I guess males on the whole are “hornier” than females, so when you get two “horny” guys together, something is bound to go down… at least I think I use that as an excuse sometimes. I have to admit, I have been quite promiscuous in the past, and I even have the odd hook-ups now and then. Which leads into the “Loneliness” part of this post… I used to love sex, I mean I really loved having sex. It used to make me feel on top of the world, everything was better. And now, I find that it only helps to make me feel worse about myself. I feel incredibly lonely.
The search for Mister Perfect, or Mister Right, is going nowhere… when I stop looking, because of that cliche old saying “He’ll find you” or “It’ll happen when you stop looking for it”, and I just take some “me” time… I get nothing… I spend weeks and months trying to pretend to myself that I’m not utterly miserable. And then, I bounce back, and ride around on my horse of positivity, searching for the illusive “one”… it only serves to remind me how lonely I am. Urgh, Sorry guys, I didn’t want to go on about myself again, but as always, I am.
Being Gay in New Zealand is difficult… but being Gay in Christchurch has gotten a whole lot harder… 7000+ aftershocks and a couple of major quakes have basically left the Gay Scene utterly wasted. Apart from the internet, and friends of friends, there isn’t really any way of meeting guys. The search for Mister Right has been thwarted once more.

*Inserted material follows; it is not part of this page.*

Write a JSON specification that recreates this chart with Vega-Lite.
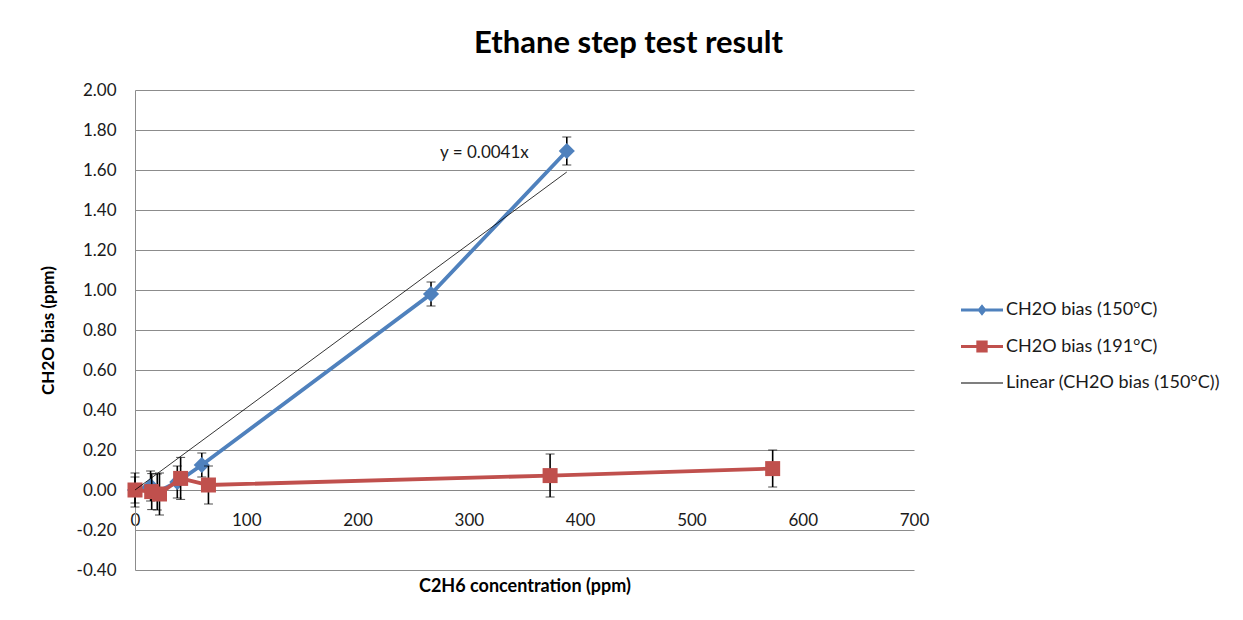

About seven weeks ago, they re-opened the local gay bar, in a new location, and despite my previous opinions about gay bars, I actually found myself loving it there! I wanted to go every week. And then on Monday just gone, there’s another bloody aftershock, a 6.3, which goes and fucks up the buildings around the new bar… which has now been red-stickered, meaning it’s closed and cannot be accessed…. goodbye gay scene once again!